Picking an Account Photo
We then picked a picture to display for our account. We chose a stock photo instead, but you may also let the Webcam grab a shot of your smiling mug to use, as we did for the Cr-48 last winter.
Google invites users to get used to their Chromebooks' touch-pads, with practice for clicking, right-clicking and scrolling.
Here is the great thing about Chrome, which we learned from the browser a couple versions back: syncing. The minute I provisioned the Series 5 Chromebook with my Google account and got past the tutorial, the Chromebook imported all the bookmarks, applications and extensions I installed from my Cr-48. Magical stuff! Nothing is lost. Hence, the beauty of the cloud.
Accessing the Webstore
There have been thousands of new applications added to the Webstore since I first used it in mid-December on the Cr-48.
Playing Angry Birds
This includes Angry Birds! Rovio Mobile added its first Web-based version of its signature gaming application for Chrome last month. We've been playing it ever since, and it proved nice and easy to use on the Chromebook, which has an Intel NM10 graphics chipset, integrated graphics and shared graphics memory.

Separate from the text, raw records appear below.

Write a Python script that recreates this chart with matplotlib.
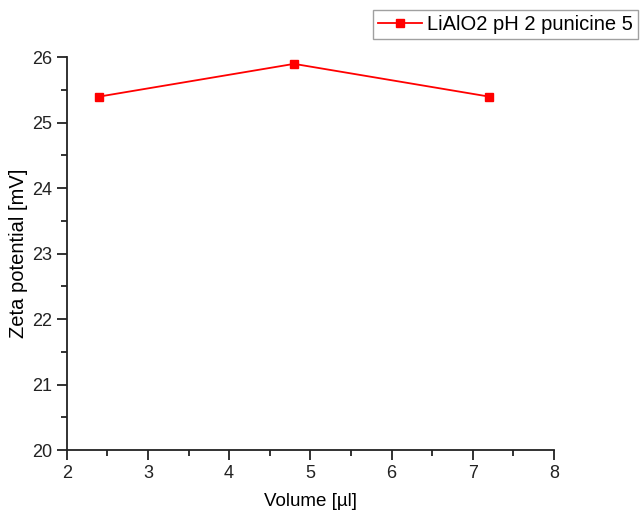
import matplotlib.pyplot as plt
from matplotlib.ticker import MultipleLocator

plt.rcParams['font.family'] = ['Liberation Sans', 'DejaVu Sans']

volume = [2.4, 4.8, 7.2]
zeta = [25.4, 25.9, 25.4]
series_label = 'LiAlO2 pH 2 punicine 5'

fig = plt.figure(figsize=(6.42, 5.15), dpi=100)
ax = fig.add_axes([0.1039, 0.1262, 0.7589, 0.7625])

ax.plot(volume, zeta, '-s', color='#ff0000', linewidth=1.3, markersize=6,
        label=series_label)

ax.set_xlim(2, 8)
ax.set_ylim(20, 26)
ax.xaxis.set_major_locator(MultipleLocator(1))
ax.xaxis.set_minor_locator(MultipleLocator(0.5))
ax.yaxis.set_major_locator(MultipleLocator(1))
ax.yaxis.set_minor_locator(MultipleLocator(0.5))

for side in ['top', 'right']:
    ax.spines[side].set_visible(False)
for side in ['left', 'bottom']:
    ax.spines[side].set_linewidth(1.3)
    ax.spines[side].set_color('#222222')

ax.tick_params(which='major', direction='out', length=7, width=1.3, labelsize=13, colors='#222222')
ax.tick_params(which='minor', direction='out', length=4, width=1.3, colors='#222222')

ax.set_xlabel('Volume [µl]', fontsize=13.5, labelpad=8)
ax.set_ylabel('Zeta potential [mV]', fontsize=14.5, labelpad=3)

fig.legend(loc='upper right', bbox_to_anchor=(0.9938, 0.9806), fontsize=14.5,
           frameon=True, fancybox=False, edgecolor='#a0a0a0', framealpha=1,
           handlelength=2.2, borderpad=0.25, handletextpad=0.25, borderaxespad=0)

fig.savefig('out.png', dpi=100)
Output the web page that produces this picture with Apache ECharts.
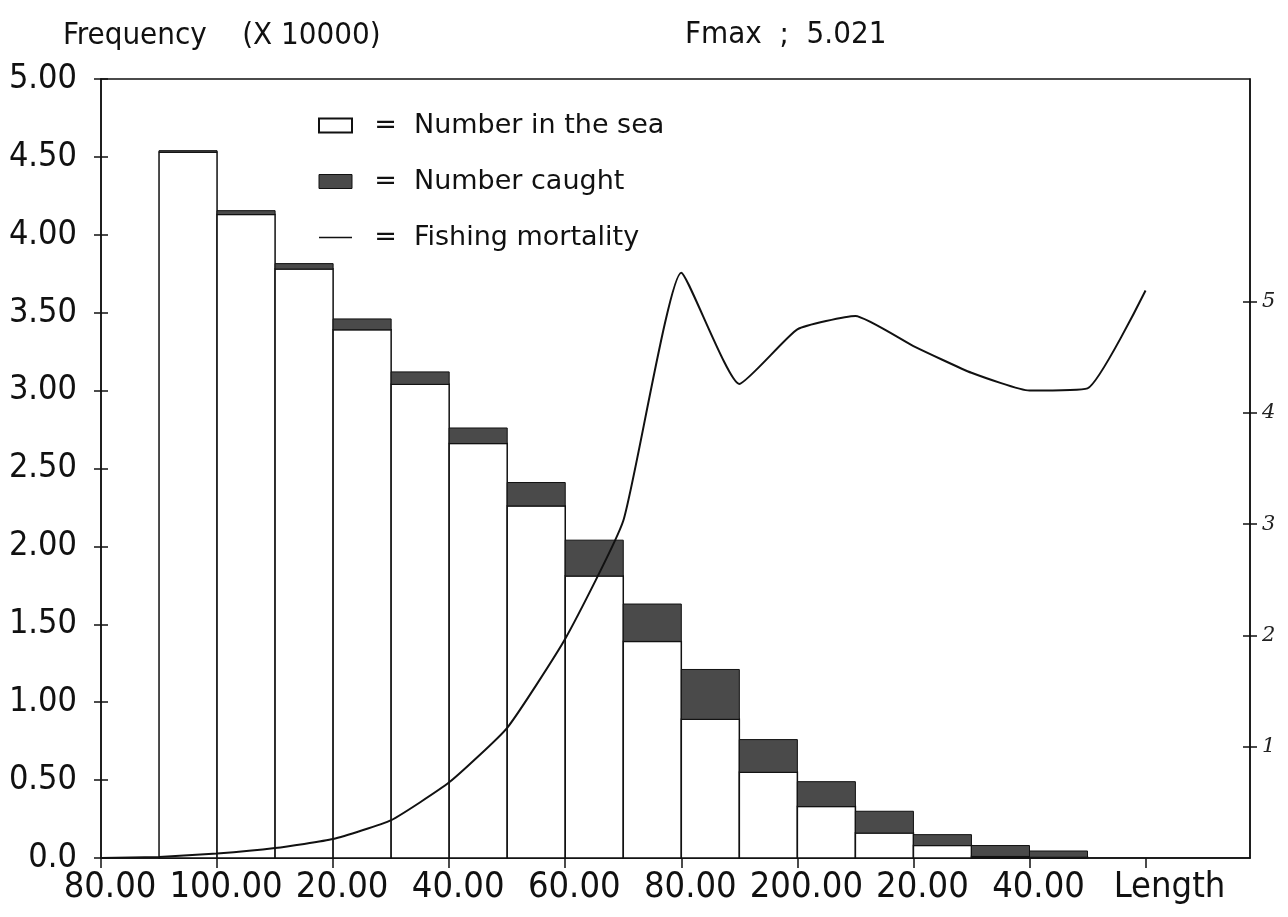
<!DOCTYPE html>
<html>
<head>
<meta charset="utf-8">
<script src="https://cdn.jsdelivr.net/npm/echarts@6/dist/echarts.min.js"></script>
<style>
html,body{margin:0;padding:0;background:#fff;}
#chart{width:1288px;height:917px;}
</style>
</head>
<body>
<div id="chart"></div>
<script>
// ---- data ----
const binStart = [90,100,110,120,130,140,150,160,170,180,190,200,210,220,230,240];
const binWidth = 10;
const numberInSea = [4.53,4.13,3.78,3.39,3.04,2.66,2.26,1.81,1.39,0.89,0.55,0.33,0.16,0.08,0.01,0.005];
const numberCaught = [0.01,0.025,0.035,0.07,0.08,0.10,0.15,0.23,0.24,0.32,0.21,0.16,0.14,0.07,0.07,0.04];
const fLength = [80,90,100,110,120,130,140,150,160,170,180,190,200,210,220,230,240,250,260];
const fishingMortality = [0.00,0.01,0.04,0.09,0.17,0.34,0.68,1.17,1.97,3.03,5.26,4.26,4.75,4.87,4.60,4.36,4.20,4.22,5.10];
const xTicks = [80,100,120,140,160,180,200,220,240,260];
const rightTicks = [1,2,3,4,5];

const narrow = "'Liberation Sans Narrow','DejaVu Sans Condensed','Roboto Condensed','Liberation Sans',sans-serif";
const ink = '#111';

const seaData = binStart.map((s,i)=>[s, 0, numberInSea[i]]);
const caughtData = binStart.map((s,i)=>[s, numberInSea[i], numberInSea[i]+numberCaught[i]]);
const lineData = fLength.map((l,i)=>[l, fishingMortality[i]]);

function renderBin(params, api){
  const x0 = api.value(0), lo = api.value(1), hi = api.value(2);
  const p0 = api.coord([x0, hi]);
  const p1 = api.coord([x0 + binWidth, lo]);
  return {type:'rect', shape:{x:p0[0], y:p0[1], width:p1[0]-p0[0], height:p1[1]-p0[1]}, style: api.style()};
}

function xLabel(v){
  if (v === 260) return '{len|Length}';
  if (v === 100 || v === 200) return v.toFixed(2);
  return (v % 100).toFixed(2);
}

const chart = echarts.init(document.getElementById('chart'));
chart.setOption({
  animation:false,
  backgroundColor:'#fff',
  title:[
    {text:'Frequency    (X 10000)', left:58, top:15, textStyle:{fontFamily:narrow, fontSize:31, fontWeight:'normal', color:ink}},
    {text:'Fmax  ;  5.021', left:680, top:14, textStyle:{fontFamily:narrow, fontSize:31, fontWeight:'normal', color:ink}}
  ],
  legend:{
    orient:'vertical', left:313, top:107, itemWidth:33, itemHeight:14, itemGap:29,
    symbolKeepAspect:true,
    textStyle:{fontFamily:"'DejaVu Sans',sans-serif", fontSize:27, color:ink},
    formatter: n => '  =  ' + n,
    data:[
      {name:'Number in the sea', icon:'rect', itemStyle:{color:'#fff', borderColor:ink, borderWidth:2}},
      {name:'Number caught', icon:'rect', itemStyle:{color:'#4a4a4a', borderColor:ink, borderWidth:1}},
      {name:'Fishing mortality', icon:'path://M0,0 L32,0 L32,1.6 L0,1.6 Z', itemStyle:{color:ink, borderWidth:0}}
    ]
  },
  grid:{left:101, right:38, top:79, bottom:59, show:true, borderColor:ink, borderWidth:1.5, backgroundColor:'transparent'},
  xAxis:{
    type:'value', min:80, max:278, interval:20,
    axisLine:{show:true, lineStyle:{color:ink, width:1.5}},
    axisTick:{show:true, length:10, customValues:xTicks, lineStyle:{color:ink, width:1.5}},
    axisLabel:{customValues:xTicks, formatter:xLabel, fontFamily:narrow, fontSize:36, color:ink, margin:12,
               padding:[0,0,0,18], rich:{len:{fontFamily:narrow, fontSize:36, color:ink, padding:[0,0,0,30]}}},
    splitLine:{show:false}
  },
  yAxis:[
    {type:'value', position:'left', min:0, max:5, interval:0.5,
     axisLine:{show:true, lineStyle:{color:ink, width:1.5}},
     axisTick:{show:true, length:7, lineStyle:{color:ink, width:1.5}},
     axisLabel:{formatter:v => v === 0 ? '0.0' : v.toFixed(2), fontFamily:narrow, fontSize:34, color:ink, margin:24},
     splitLine:{show:false}},
    {type:'value', position:'right', min:0, max:7, interval:1,
     axisLine:{show:true, lineStyle:{color:ink, width:1.5}},
     axisTick:{show:true, length:7, customValues:rightTicks, lineStyle:{color:ink, width:1.5}},
     axisLabel:{customValues:rightTicks, fontFamily:"'DejaVu Serif',serif", fontStyle:'italic', fontSize:21, color:'#222', margin:12},
     splitLine:{show:false}},
    {type:'value', position:'left', min:0, max:5, interval:0.5,
     axisLine:{show:false}, axisLabel:{show:false}, splitLine:{show:false},
     axisTick:{show:true, inside:true, length:7, lineStyle:{color:ink, width:1.5}}},
    {type:'value', position:'right', min:0, max:7, interval:1,
     axisLine:{show:false}, axisLabel:{show:false}, splitLine:{show:false},
     axisTick:{show:true, inside:true, length:7, customValues:rightTicks, lineStyle:{color:ink, width:1.5}}}
  ],
  series:[
    {name:'Number in the sea', type:'custom', renderItem:renderBin, data:seaData,
     encode:{x:0, y:[1,2]}, yAxisIndex:0,
     itemStyle:{color:'#fff', borderColor:ink, borderWidth:1.5}, z:2},
    {name:'Number caught', type:'custom', renderItem:renderBin, data:caughtData,
     encode:{x:0, y:[1,2]}, yAxisIndex:0,
     itemStyle:{color:'#4a4a4a', borderColor:ink, borderWidth:1}, z:3},
    {name:'Fishing mortality', type:'line', yAxisIndex:1, data:lineData,
     symbol:'none', showSymbol:false, smooth:0.15,
     lineStyle:{color:ink, width:2}, itemStyle:{color:ink}, z:5}
  ]
});
</script>
</body>
</html>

YouTube certainly played great on the Chromebook, whose 1280 by 800 resolution display with a 16:10 aspect ratio and 300 nits of brightness comes in handy for multimedia and Flash content.
Google Talk also lived up to expectations, allowing users to conduct text and video chats, courtesy of the Chromebooks 1MP Webcam.
Unlike our Cr-48, which is running Chrome OS 11, this Samsung model includes an updated version of Chrome OS—version 12, which includes a file system that supports documents and a media player for video and music. We accessed the file manager by clicking the wrench menu icon in the top right of the Chromebook screen, then selecting tools in the pull-down menu. Of course, we had no files yet, but the file manager was there.
Fortunately, Samsung included a 4GB SD card to let users test music, video, and file playing and loading on the Series 5. We popped it in to the four-in-one card reader at the front of the Chromebook and accessed the photo pictured here. There was also music, which sounded fine on the machine's stereo speakers.
This Chrome video played crisply in the Chromebook's media player. Users may upload files from SD cards or USB keys to the Chromebook, and the file manager will let users access those files quickly and easily. Having a file manager is a big deal, though the device is, again, light on storage.